Dataset section
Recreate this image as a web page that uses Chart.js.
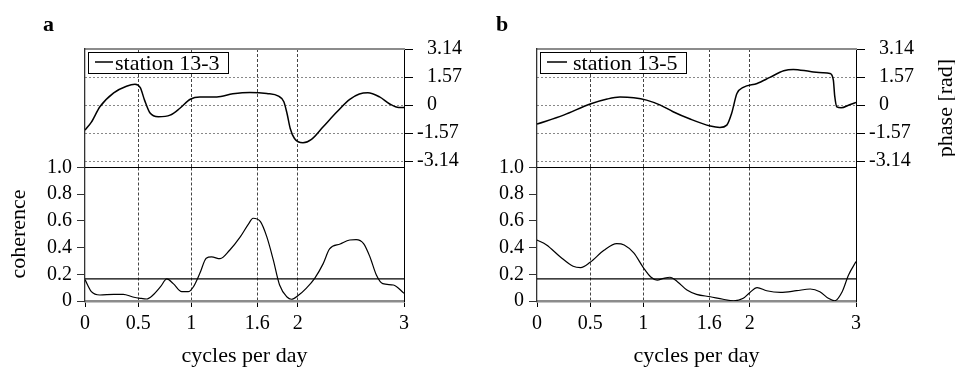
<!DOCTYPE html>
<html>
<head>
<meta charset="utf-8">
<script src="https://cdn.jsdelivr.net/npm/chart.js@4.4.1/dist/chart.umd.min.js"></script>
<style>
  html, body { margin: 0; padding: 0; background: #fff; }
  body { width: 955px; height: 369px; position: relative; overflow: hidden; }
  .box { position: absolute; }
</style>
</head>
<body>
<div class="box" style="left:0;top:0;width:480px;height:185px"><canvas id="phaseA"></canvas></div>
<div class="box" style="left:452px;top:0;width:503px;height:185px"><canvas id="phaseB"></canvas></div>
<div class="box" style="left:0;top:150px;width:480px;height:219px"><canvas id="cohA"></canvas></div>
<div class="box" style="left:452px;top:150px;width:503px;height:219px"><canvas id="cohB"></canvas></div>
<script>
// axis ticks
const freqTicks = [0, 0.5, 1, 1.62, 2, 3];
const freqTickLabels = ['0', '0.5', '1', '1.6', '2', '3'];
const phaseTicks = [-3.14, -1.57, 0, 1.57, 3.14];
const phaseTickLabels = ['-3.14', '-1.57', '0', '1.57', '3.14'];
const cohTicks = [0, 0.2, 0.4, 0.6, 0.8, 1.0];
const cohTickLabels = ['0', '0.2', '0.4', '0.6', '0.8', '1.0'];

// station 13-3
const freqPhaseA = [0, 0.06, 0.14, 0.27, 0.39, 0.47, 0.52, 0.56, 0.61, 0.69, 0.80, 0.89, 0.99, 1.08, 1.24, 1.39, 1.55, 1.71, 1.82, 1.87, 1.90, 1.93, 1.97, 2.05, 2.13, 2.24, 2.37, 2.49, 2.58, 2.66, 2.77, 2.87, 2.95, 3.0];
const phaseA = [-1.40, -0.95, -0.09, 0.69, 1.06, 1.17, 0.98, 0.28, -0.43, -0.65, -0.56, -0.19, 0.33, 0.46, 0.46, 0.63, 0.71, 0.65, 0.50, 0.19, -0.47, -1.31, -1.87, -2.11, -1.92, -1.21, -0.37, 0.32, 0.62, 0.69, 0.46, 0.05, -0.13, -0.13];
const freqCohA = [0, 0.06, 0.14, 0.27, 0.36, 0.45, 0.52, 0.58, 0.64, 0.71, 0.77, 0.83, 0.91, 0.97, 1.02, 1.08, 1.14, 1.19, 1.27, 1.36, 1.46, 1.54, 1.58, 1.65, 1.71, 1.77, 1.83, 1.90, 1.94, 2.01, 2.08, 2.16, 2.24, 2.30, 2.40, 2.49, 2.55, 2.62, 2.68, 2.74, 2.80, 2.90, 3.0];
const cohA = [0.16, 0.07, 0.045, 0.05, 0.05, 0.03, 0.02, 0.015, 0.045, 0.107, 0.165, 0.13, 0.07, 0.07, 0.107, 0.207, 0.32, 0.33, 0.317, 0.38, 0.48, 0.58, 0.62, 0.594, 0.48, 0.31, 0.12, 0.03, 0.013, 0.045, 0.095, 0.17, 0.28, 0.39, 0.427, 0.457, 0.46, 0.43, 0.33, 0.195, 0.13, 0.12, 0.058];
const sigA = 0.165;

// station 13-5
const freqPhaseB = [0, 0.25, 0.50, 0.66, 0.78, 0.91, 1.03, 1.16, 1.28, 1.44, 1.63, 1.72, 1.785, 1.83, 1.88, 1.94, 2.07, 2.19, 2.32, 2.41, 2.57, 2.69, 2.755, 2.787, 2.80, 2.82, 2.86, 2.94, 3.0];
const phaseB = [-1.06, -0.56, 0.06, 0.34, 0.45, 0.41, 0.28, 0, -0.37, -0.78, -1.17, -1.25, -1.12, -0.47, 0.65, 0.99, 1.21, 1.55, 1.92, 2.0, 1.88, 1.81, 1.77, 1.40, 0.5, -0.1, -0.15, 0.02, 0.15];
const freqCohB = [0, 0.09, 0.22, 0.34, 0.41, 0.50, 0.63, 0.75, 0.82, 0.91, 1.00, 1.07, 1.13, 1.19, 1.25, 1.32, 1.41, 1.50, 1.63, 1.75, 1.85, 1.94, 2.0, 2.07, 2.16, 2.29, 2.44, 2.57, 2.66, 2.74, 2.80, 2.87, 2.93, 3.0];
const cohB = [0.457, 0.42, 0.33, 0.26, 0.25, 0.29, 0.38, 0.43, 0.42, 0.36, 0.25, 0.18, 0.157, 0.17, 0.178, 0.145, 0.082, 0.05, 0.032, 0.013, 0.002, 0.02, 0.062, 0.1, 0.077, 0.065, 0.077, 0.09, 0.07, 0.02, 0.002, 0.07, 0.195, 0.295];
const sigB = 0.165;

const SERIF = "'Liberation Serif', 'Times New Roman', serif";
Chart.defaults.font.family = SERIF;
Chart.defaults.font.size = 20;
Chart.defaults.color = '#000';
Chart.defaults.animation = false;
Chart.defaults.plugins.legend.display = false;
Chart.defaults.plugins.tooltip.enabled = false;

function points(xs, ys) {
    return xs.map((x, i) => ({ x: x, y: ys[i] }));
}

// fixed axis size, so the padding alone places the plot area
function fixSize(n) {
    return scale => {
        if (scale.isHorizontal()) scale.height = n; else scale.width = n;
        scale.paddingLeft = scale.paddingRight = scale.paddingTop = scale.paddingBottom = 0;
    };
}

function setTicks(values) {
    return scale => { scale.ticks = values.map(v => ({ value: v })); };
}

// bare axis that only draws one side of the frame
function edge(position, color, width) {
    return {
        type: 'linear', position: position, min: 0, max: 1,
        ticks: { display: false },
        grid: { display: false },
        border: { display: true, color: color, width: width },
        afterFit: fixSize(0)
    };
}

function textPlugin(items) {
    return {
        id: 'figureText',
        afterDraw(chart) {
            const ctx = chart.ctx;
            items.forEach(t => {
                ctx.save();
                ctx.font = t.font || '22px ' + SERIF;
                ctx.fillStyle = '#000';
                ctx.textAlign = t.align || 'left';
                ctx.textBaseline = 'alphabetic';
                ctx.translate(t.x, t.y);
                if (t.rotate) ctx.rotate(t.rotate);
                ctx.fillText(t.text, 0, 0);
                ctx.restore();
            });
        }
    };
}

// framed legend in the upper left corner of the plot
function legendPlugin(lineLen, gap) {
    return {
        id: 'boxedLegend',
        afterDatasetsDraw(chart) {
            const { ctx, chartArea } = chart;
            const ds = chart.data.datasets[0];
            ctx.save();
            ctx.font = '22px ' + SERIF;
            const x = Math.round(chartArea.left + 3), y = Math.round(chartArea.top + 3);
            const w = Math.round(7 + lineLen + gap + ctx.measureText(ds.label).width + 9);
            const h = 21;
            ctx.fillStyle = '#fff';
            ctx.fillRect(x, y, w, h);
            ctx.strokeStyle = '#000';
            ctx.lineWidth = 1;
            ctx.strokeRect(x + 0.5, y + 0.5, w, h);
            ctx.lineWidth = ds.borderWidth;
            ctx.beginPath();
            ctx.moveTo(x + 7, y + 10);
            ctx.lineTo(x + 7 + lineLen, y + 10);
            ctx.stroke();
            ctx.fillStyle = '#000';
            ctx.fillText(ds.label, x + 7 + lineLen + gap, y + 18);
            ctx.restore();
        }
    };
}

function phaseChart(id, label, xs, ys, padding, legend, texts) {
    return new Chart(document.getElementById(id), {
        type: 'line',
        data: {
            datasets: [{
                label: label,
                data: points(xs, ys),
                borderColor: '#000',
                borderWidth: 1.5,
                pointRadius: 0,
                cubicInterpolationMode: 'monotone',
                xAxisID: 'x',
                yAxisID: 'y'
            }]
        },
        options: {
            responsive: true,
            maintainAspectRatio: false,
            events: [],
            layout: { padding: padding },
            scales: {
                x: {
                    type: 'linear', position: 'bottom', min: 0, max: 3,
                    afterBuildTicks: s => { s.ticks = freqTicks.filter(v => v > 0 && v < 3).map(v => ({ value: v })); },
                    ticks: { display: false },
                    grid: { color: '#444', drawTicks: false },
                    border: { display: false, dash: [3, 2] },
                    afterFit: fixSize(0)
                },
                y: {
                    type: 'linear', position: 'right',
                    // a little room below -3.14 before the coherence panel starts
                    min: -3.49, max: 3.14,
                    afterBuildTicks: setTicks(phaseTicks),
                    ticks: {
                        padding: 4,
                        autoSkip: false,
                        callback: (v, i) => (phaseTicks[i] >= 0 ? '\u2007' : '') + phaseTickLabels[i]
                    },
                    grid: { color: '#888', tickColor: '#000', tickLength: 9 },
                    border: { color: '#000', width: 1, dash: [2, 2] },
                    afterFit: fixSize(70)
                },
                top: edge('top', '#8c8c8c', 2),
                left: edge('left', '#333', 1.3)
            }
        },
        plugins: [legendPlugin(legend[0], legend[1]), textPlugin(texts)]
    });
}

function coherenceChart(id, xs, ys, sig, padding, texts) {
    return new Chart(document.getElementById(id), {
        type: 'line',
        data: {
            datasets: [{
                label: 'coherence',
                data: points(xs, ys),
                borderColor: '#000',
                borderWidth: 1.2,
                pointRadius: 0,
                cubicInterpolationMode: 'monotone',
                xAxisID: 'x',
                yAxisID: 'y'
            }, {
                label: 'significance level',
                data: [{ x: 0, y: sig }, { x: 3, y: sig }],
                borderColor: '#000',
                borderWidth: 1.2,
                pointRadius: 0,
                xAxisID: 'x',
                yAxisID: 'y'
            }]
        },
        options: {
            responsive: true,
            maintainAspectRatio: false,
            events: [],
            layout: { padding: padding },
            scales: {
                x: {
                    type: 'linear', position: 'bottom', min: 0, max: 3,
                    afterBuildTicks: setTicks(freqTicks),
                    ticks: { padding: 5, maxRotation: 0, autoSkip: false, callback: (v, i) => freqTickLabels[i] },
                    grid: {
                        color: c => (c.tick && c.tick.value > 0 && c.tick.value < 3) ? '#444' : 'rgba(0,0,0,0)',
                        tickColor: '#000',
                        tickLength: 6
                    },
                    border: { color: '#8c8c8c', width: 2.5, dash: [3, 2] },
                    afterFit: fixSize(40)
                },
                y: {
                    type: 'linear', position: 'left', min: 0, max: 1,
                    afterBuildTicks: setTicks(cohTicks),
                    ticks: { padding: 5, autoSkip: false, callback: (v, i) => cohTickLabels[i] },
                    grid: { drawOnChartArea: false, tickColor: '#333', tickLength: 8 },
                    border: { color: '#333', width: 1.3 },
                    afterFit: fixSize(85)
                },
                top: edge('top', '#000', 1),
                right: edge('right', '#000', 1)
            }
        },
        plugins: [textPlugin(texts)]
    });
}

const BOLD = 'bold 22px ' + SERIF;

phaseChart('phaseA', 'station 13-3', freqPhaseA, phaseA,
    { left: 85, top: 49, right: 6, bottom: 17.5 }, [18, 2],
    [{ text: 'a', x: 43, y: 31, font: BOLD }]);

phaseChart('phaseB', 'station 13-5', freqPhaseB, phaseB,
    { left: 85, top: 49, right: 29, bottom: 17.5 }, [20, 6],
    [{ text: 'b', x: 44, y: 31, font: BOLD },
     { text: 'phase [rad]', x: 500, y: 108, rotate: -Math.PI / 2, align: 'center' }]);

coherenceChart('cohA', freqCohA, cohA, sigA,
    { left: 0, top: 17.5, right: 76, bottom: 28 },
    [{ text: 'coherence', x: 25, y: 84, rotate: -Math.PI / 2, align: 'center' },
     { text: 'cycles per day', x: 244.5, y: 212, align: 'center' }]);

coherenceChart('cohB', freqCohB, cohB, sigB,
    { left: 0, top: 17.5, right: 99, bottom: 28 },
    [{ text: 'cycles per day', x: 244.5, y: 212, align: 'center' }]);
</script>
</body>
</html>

Your task
Scan the listing above and identify each line holding the string "that"; copy every such line.

Right answer
Recreate this image as a web page that uses Chart.js.
// bare axis that only draws one side of the frame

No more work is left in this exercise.